Problem statement: Reproduce exactly, with no pictures, each line from the opening of the material down through the line containing "import numpy as np".
┌──
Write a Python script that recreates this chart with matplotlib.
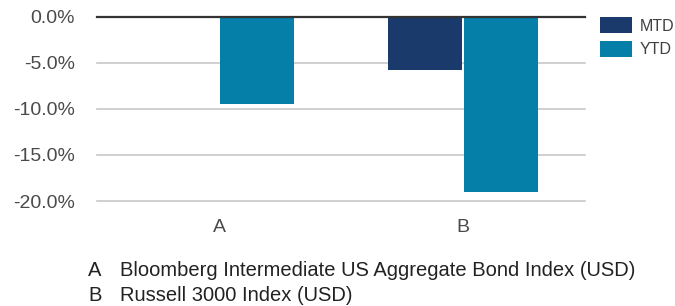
import matplotlib
matplotlib.use("Agg")
import matplotlib.pyplot as plt
import numpy as np

categories = ["A", "B"]
series_names = ["MTD", "YTD"]
mtd = [-0.2, -5.8]
ytd = [-9.5, -19.0]
yticks = [0, -5, -10, -15, -20]
footnotes = [("A", "Bloomberg Intermediate US Aggregate Bond Index (USD)"),
             ("B", "Russell 3000 Index (USD)")]

colors = ["#1a3a6b", "#057ea8"]

plt.rcParams['font.family'] = ['Liberation Sans', 'DejaVu Sans']

fig = plt.figure(figsize=(6.75, 3.06), dpi=100)
ax = fig.add_axes([97/675, 1 - 201/306, (585-97)/675, (201-16.5)/306])

x = np.arange(len(categories))
w = 0.3
gap = 0.006
ax.bar(x - w/2 - gap, mtd, width=w, color=colors[0], label=series_names[0], zorder=3)
ax.bar(x + w/2 + gap, ytd, width=w, color=colors[1], label=series_names[1], zorder=3)

ax.set_xlim(-0.5, len(categories) - 0.5)
ax.set_ylim(-20, 0)
ax.set_yticks(yticks)
ax.set_yticklabels([f"{v:.1f}%" for v in yticks])
for v in yticks:
    if v == 0:
        continue
    ax.axhline(v, color="#c8c8c8", lw=1.2, zorder=1, clip_on=False)
ax.axhline(0, color="#333333", lw=1.6, zorder=4, clip_on=False)

ax.set_xticks(x)
ax.set_xticklabels(categories)
ax.tick_params(axis="both", length=0, labelsize=14, labelcolor="#4a4a4a")
ax.tick_params(axis="y", pad=16)
ax.tick_params(axis="x", pad=13)
for s in ax.spines.values():
    s.set_visible(False)

leg = fig.legend(loc="upper left", bbox_to_anchor=(594/675, 1 - 11/306), frameon=False,
                 fontsize=11.5, handlelength=2.0, handleheight=1.15, handletextpad=0.45,
                 labelspacing=0.45, borderaxespad=0)
for t in leg.get_texts():
    t.set_color("#404040")

ys = [270, 295.5]
for (k, txt), yy in zip(footnotes, ys):
    fig.text(88/675, 1 - yy/306, k, fontsize=14.5, color="#222222", va="center", ha="left")
    fig.text(120/675, 1 - yy/306, txt, fontsize=14.5, color="#222222", va="center", ha="left")

fig.savefig("out.png", dpi=100)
└──
Answer to the exercise:
Write a Python script that recreates this chart with matplotlib.
import matplotlib
matplotlib.use("Agg")
import matplotlib.pyplot as plt
import numpy as np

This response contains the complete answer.